Batam (ANTARA) - Masjid Agung Sultan Mahmud Riayat Syah, yang digadang-gadang terbesar di Sumatera, rencananya akan diresmikan pada 20 September 2019, dan bisa langsung digunakan.

"Kami akan resmikan pada 20 September 2019, karena sudah bisa digunakan saat itu," kata Wali Kota Batam Muhammad Rudi di Batam, Rabu.

Keseluruhan pembangunan masjid itu ditargetkan selesai pada 2020.

Ia mengatakan Masjid Sultan Mahmud Riayat Syah sengaja dibangun dengan fasilitas memadai, demi kenyamanan dan keamanan jamaah dan pengunjung yang datang.

Pada peresmian September nanti, pemerintah mengundang 3 ulama besar untuk hadir, yaitu Ustad Abdul Somad, Kyai Habib Syech Abdul Qodir Assegaf dan ulama asal Malaysia Datok Kazim Elias.

Dalam kesempatan itu, Wali Kota menyampaikan, pemerintah sengaja membangun Masjid Agung di Sagulung, kawasan pemukiman dan dekat dengan kawasan industri galangan kapal, yang jauh dari pusat pemerintahan.

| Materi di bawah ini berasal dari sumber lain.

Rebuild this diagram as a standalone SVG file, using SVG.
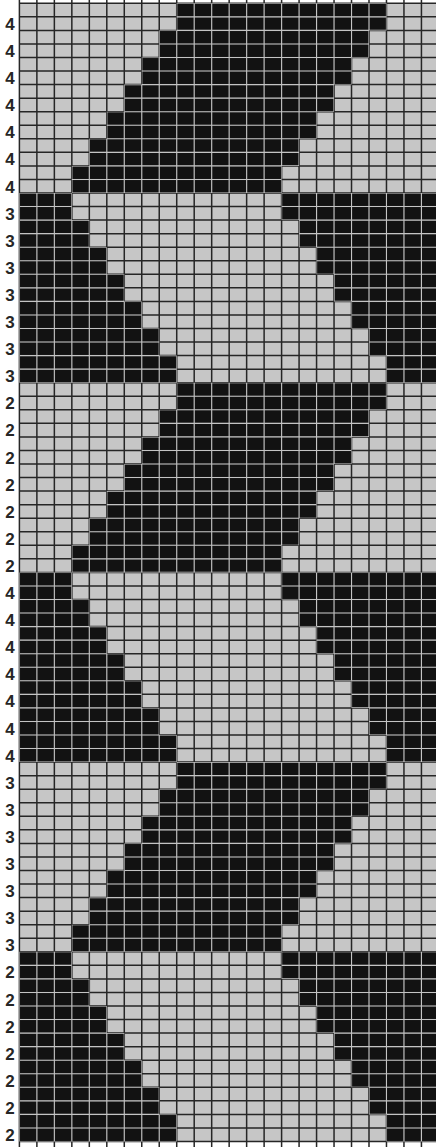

"Sengaja kami bangun di Sagulung, supaya masyakat tidak bertanya-tanya, masjid daerah kami bangun di sama. Itu karena Sagulung harus dikembangkan juga," kata dia saat sambutan sebelum Shalat Idul Fitri.

Khatib Shalat Idul Fitri Lukman Rivai menyampaikan, Kota Batam dibangun dengan semangat pembangunan Kota Madinah, sesuai dengan visi dan misi pemerintah sejak berpuluh tahun yang lalu, untuk menjadikan Batam sebagai Bandar Kota Madani.

Madani, kata dia, berasal dari kata Madinah. Untuk menggapai visi dan misi menjadi Bandar Kota Madani, maka pemimpin hendaknya menjadikan cara Rasulullah dalam membangun Kota Madinah.

"Renungkan teladan nabi dan muslimin dalam membangun Madinah saat itu. Madihan yang dibangun oleh komunitas unggulan, sarat kebajikan yang kalau diteladani masih relevan hinga sekarang," kata dia.

Terdapat lima hal yang perlu diteladani dalam pembangunan Kota Madani.

Pertama, yang paling awal dilakukan Nabi adalam membangun masjid sebagai pusat pembinaan akhlak umat, pilar utama pembangunan kota, yang sampai sekarang tetap dipelihara sebagai peradaban umat.

Kemudian, kota madani juga membangun persaudaran, tanpa diskriminasi.

Perbedaan pendapat dijadikan rahmat semangat kritis dan kompetitif. Di kota manadi, dibudayakan islah, tabayun, tidak menghina, buruk sangka, mencari kesalahan orang lain dan memfitnah.

Yang ketiga, Madinah dibangun dengan dialog dan kesepakatan di tengah kebhinekaan. Saat dibangun, Madinah terdiri dari berbagai elemen masyarakat dan suku. Juga terdapat penganut agama lain.

Lalu keempat, pembangunan dilakukan dengan kekuatan ekonomi.

"Kalau masjid tempat beribadah, maka pasar pusat ekonomi, melalui perdagangan yang tata caranya diatur," kata dia.

Dan yang terakhir, Rasul mendambakan perdamaian, dan tidak akan menempuh perang, selama bisa dirundingkan.